◆ GIVEN EXERCISE ◆
In the listing below, locate the lines that hold the string "this". Copy those lines.

* * * * * * * * *

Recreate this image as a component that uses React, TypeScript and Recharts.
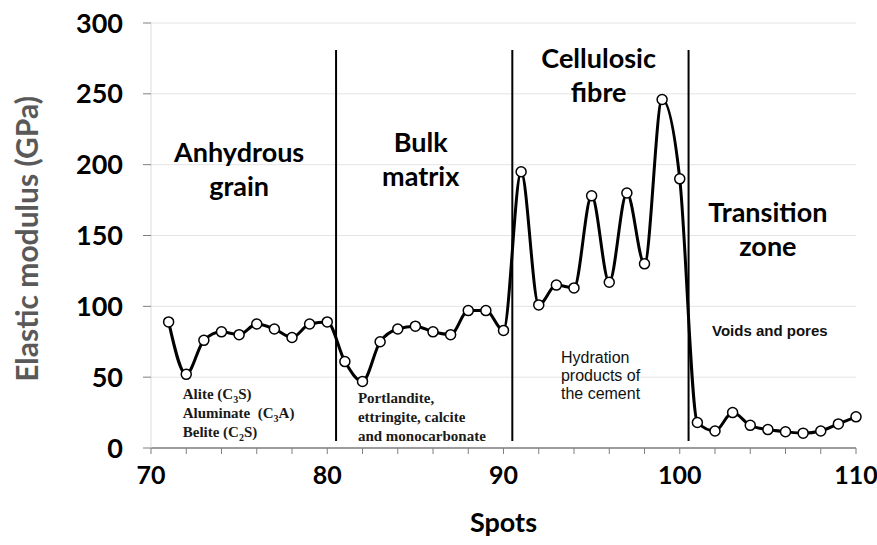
import React from "react";
import {
  LineChart,
  Line,
  XAxis,
  YAxis,
  CartesianGrid,
  ReferenceLine,
  ReferenceDot,
} from "recharts";

const spots = [
  71, 72, 73, 74, 75, 76, 77, 78, 79, 80,
  81, 82, 83, 84, 85, 86, 87, 88, 89, 90,
  91, 92, 93, 94, 95, 96, 97, 98, 99, 100,
  101, 102, 103, 104, 105, 106, 107, 108, 109, 110,
];
const modulus = [
  89, 52, 76, 82, 80, 87.5, 84, 78, 87.5, 89,
  61, 47, 75, 84, 86, 82, 80, 97, 97, 83,
  195, 101, 115, 113, 178, 117, 180, 130, 246, 190,
  18, 12, 25, 16, 13, 11.5, 10.5, 12, 17, 22,
];
const xTicks = [70, 72, 74, 76, 78, 80, 82, 84, 86, 88, 90, 92, 94, 96, 98, 100, 102, 104, 106, 108, 110];
const yTicks = [0, 50, 100, 150, 200, 250, 300];
const boundaries = [80.5, 90.5, 100.5];
const boundaryTop = 281;
const boundaryBottom = 5;

// zone titles (centered) and notes (left aligned), anchored in data units
const zoneTitles = [
  { x: 75, y: 202, lines: ["Anhydrous", "grain"] },
  { x: 85.3, y: 209, lines: ["Bulk", "matrix"] },
  { x: 95.4, y: 268, lines: ["Cellulosic", "fibre"] },
  { x: 105, y: 159.5, lines: ["Transition", "zone"] },
];
const serifNotes = [
  { x: 71.8, y: 34.6, lines: ["Alite (C_3S)", "Aluminate\u00a0\u00a0(C_3A)", "Belite (C_2S)"] },
  { x: 81.74, y: 31.8, lines: ["Portlandite,", "ettringite, calcite", "and monocarbonate"] },
];
const sansNotes = [
  { x: 93.26, y: 60, lines: ["Hydration", "products of", "the cement"], bold: false },
  { x: 101.83, y: 79, lines: ["Voids and pores"], bold: true },
];

const data = spots.map((s, i) => ({ spot: s, modulus: modulus[i] }));

const FONT = "Lato, 'Open Sans', sans-serif";

function withSubs(line: string) {
  const parts = line.split(/_(\d)/);
  return parts.map((p, i) =>
    i % 2 === 1 ? (
      <tspan key={i} fontSize={10} dy={4}>
        {p}
      </tspan>
    ) : i > 0 ? (
      <tspan key={i} dy={-4}>
        {p}
      </tspan>
    ) : (
      <tspan key={i}>{p}</tspan>
    )
  );
}

export default function App() {
  return (
    <div style={{ position: "fixed", left: 0, top: 0, background: "#fff" }}>
      <LineChart
        width={877}
        height={545}
        data={data}
        margin={{ top: 23, right: 21, bottom: 0, left: 0 }}
      >
        <CartesianGrid vertical={false} stroke="#e4e4e4" />
        <XAxis
          dataKey="spot"
          type="number"
          domain={[70, 110]}
          ticks={xTicks}
          interval={0}
          height={97}
          tickSize={6}
          tickMargin={12}
          tickFormatter={(v) => (v % 10 === 0 ? String(v) : "")}
          tick={{ fontFamily: FONT, fontSize: 25, fontWeight: 700, fill: "#000" }}
          tickLine={{ stroke: "#7f7f7f" }}
          axisLine={{ stroke: "#7f7f7f", strokeWidth: 1.5 }}
          label={{
            content: (p: any) => {
              const vb = p.viewBox;
              return (
                <text
                  x={vb.x + vb.width / 2}
                  y={vb.y + 84}
                  textAnchor="middle"
                  fontFamily={FONT}
                  fontSize={27}
                  fontWeight={700}
                  fill="#000"
                >
                  Spots
                </text>
              );
            },
          }}
        />
        <YAxis
          type="number"
          domain={[0, 300]}
          ticks={yTicks}
          width={151}
          tickSize={8}
          tickMargin={20}
          tick={{ fontFamily: FONT, fontSize: 27, fontWeight: 700, fill: "#000" }}
          tickLine={{ stroke: "#7f7f7f" }}
          axisLine={{ stroke: "#dcdcdc" }}
          label={{
            content: (p: any) => {
              const vb = p.viewBox;
              const cx = vb.x + 26;
              const cy = vb.y + 216;
              return (
                <text
                  x={cx}
                  y={cy}
                  transform={`rotate(-90 ${cx} ${cy})`}
                  textAnchor="middle"
                  dominantBaseline="central"
                  fontFamily={FONT}
                  fontSize={30}
                  fontWeight={700}
                  fill="#595959"
                >
                  Elastic modulus (GPa)
                </text>
              );
            },
          }}
        />
        {boundaries.map((b) => (
          <ReferenceLine
            key={b}
            segment={[
              { x: b, y: boundaryBottom },
              { x: b, y: boundaryTop },
            ]}
            stroke="#000"
            strokeWidth={2}
          />
        ))}
        {zoneTitles.map((z, i) => (
          <ReferenceDot
            key={"z" + i}
            x={z.x}
            y={z.y}
            r={0}
            ifOverflow="visible"
            shape={(p: any) => (
              <text
                x={p.cx}
                y={p.cy}
                textAnchor="middle"
                fontFamily={FONT}
                fontSize={27}
                fontWeight={700}
                fill="#000"
              >
                {z.lines.map((l, j) => (
                  <tspan key={j} x={p.cx} dy={j === 0 ? 0 : 34}>
                    {l}
                  </tspan>
                ))}
              </text>
            )}
          />
        ))}
        {serifNotes.map((n, i) => (
          <ReferenceDot
            key={"s" + i}
            x={n.x}
            y={n.y}
            r={0}
            ifOverflow="visible"
            shape={(p: any) => (
              <g>
                {n.lines.map((l, j) => (
                  <text
                    key={j}
                    x={p.cx}
                    y={p.cy + j * 19}
                    fontFamily="'Liberation Serif', 'Times New Roman', serif"
                    fontSize={15}
                    fontWeight={700}
                    fill="#1a1a1a"
                  >
                    {withSubs(l)}
                  </text>
                ))}
              </g>
            )}
          />
        ))}
        {sansNotes.map((n, i) => (
          <ReferenceDot
            key={"n" + i}
            x={n.x}
            y={n.y}
            r={0}
            ifOverflow="visible"
            shape={(p: any) => (
              <text
                x={p.cx}
                y={p.cy}
                fontFamily="'Liberation Sans', Arial, sans-serif"
                fontSize={n.bold ? 15 : 16}
                fontWeight={n.bold ? 700 : 400}
                fill="#111"
              >
                {n.lines.map((l, j) => (
                  <tspan key={j} x={p.cx} dy={j === 0 ? 0 : 18}>
                    {l}
                  </tspan>
                ))}
              </text>
            )}
          />
        ))}
        <Line
          type="monotone"
          dataKey="modulus"
          stroke="#000"
          strokeWidth={3}
          dot={{ r: 5, fill: "#fff", stroke: "#000", strokeWidth: 1.5 }}
          activeDot={false}
          isAnimationActive={false}
        />
      </LineChart>
    </div>
  );
}
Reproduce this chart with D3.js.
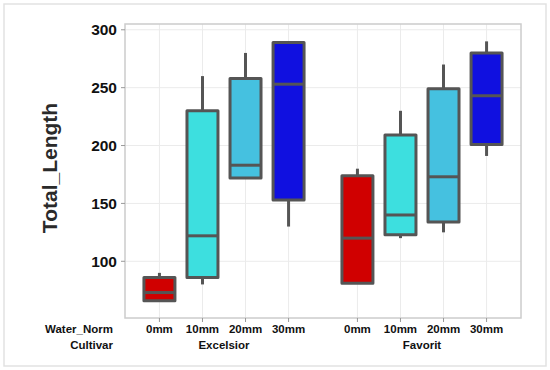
<!DOCTYPE html>
<html><head><meta charset="utf-8">
<script src="https://cdn.jsdelivr.net/npm/d3@7"></script>
<style>body{margin:0;background:#fff}svg{display:block}text{font-family:"Liberation Sans",Arial,sans-serif;font-weight:bold;fill:#111}</style>
</head><body><svg id="c" width="550" height="370"></svg>
<script>
const cultivars = ["Excelsior", "Favorit"];
const waterNorms = ["0mm", "10mm", "20mm", "30mm"];
const colors = ["#d00000", "#3ddfdf", "#45c1e0", "#1010e0"];
const yTicks = [100, 150, 200, 250, 300];
// per cultivar, per water norm: [whiskerLow, q1, median, q3, whiskerHigh]
const excelsior = [[66, 66, 73, 86, 90], [80, 86, 122, 230, 260], [172, 172, 183, 258, 280], [130, 153, 253, 289, 289]];
const favorit = [[81, 81, 120, 174, 180], [120, 123, 140, 209, 230], [125, 134, 173, 249, 270], [191, 201, 243, 280, 290]];
const seriesValues = [excelsior, favorit];

const svg = d3.select("#c");
const L = 125, R = 521, T = 24, B = 318;
svg.append("rect").attr("x", 4).attr("y", 4).attr("width", 542).attr("height", 362)
  .attr("fill", "none").attr("stroke", "#e2e2e2").attr("stroke-width", 1.5);

const y = d3.scaleLinear().domain([51, 305]).range([B, T]);
const xg = d3.scaleBand().domain(cultivars).range([L, R]).padding(0);
const xi = d3.scalePoint().domain(waterNorms).range([0, xg.bandwidth()]).padding(0.8);
const boxW = xi.step() * 0.72;

const g = svg.append("g");
// grid
g.selectAll(".hg").data(yTicks).join("line").attr("x1", L).attr("x2", R)
  .attr("y1", d => y(d)).attr("y2", d => y(d)).attr("stroke", "#ebebeb").attr("stroke-width", 1);
cultivars.forEach(c => waterNorms.forEach(w => {
  const cx = xg(c) + xi(w);
  g.append("line").attr("x1", cx).attr("x2", cx).attr("y1", T).attr("y2", B).attr("stroke", "#ebebeb");
}));

// boxes
cultivars.forEach((c, ci) => waterNorms.forEach((w, wi) => {
  const v = seriesValues[ci][wi];
  const cx = xg(c) + xi(w);
  const s = "#555555", sw = 3;
  g.append("line").attr("x1", cx).attr("x2", cx).attr("y1", y(v[4])).attr("y2", y(v[3])).attr("stroke", s).attr("stroke-width", sw);
  g.append("line").attr("x1", cx).attr("x2", cx).attr("y1", y(v[1])).attr("y2", y(v[0])).attr("stroke", s).attr("stroke-width", sw);
  g.append("rect").attr("x", cx - boxW / 2).attr("width", boxW).attr("y", y(v[3])).attr("height", y(v[1]) - y(v[3]))
    .attr("fill", colors[wi]).attr("stroke", s).attr("stroke-width", sw).attr("stroke-linejoin", "round");
  g.append("line").attr("x1", cx - boxW / 2).attr("x2", cx + boxW / 2).attr("y1", y(v[2])).attr("y2", y(v[2])).attr("stroke", s).attr("stroke-width", sw);
}));

// panel border
svg.append("rect").attr("x", L).attr("y", T).attr("width", R - L).attr("height", B - T)
  .attr("fill", "none").attr("stroke", "#cccccc").attr("stroke-width", 1.5);

// y axis
yTicks.forEach(t => {
  svg.append("line").attr("x1", L - 4).attr("x2", L).attr("y1", y(t)).attr("y2", y(t)).attr("stroke", "#999");
  svg.append("text").attr("x", 117).attr("y", y(t)).attr("dy", "0.36em").attr("text-anchor", "end")
    .style("font-size", "15.5px").text(t);
});
svg.append("text").attr("transform", `translate(57,${(T + B) / 2 - 3}) rotate(-90)`).attr("text-anchor", "middle")
  .style("font-size", "21px").style("fill", "#2a2a2a").text("Total_Length");

// x axis
cultivars.forEach(c => {
  waterNorms.forEach(w => {
    const cx = xg(c) + xi(w);
    svg.append("line").attr("x1", cx).attr("x2", cx).attr("y1", B).attr("y2", B + 4).attr("stroke", "#999");
    svg.append("text").attr("x", cx).attr("y", 333).attr("text-anchor", "middle").style("font-size", "11.5px").text(w);
  });
  svg.append("text").attr("x", xg(c) + xg.bandwidth() / 2).attr("y", 349).attr("text-anchor", "middle").style("font-size", "11.5px").text(c);
});
svg.append("text").attr("x", 113).attr("y", 333).attr("text-anchor", "end").style("font-size", "11.5px").text("Water_Norm");
svg.append("text").attr("x", 113).attr("y", 349).attr("text-anchor", "end").style("font-size", "11.5px").text("Cultivar");
</script></body></html>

* * * * * * * * *

◆ EXERCISE RESULT ◆
Recreate this image as a component that uses React, TypeScript and Recharts.
Reproduce this chart with D3.js.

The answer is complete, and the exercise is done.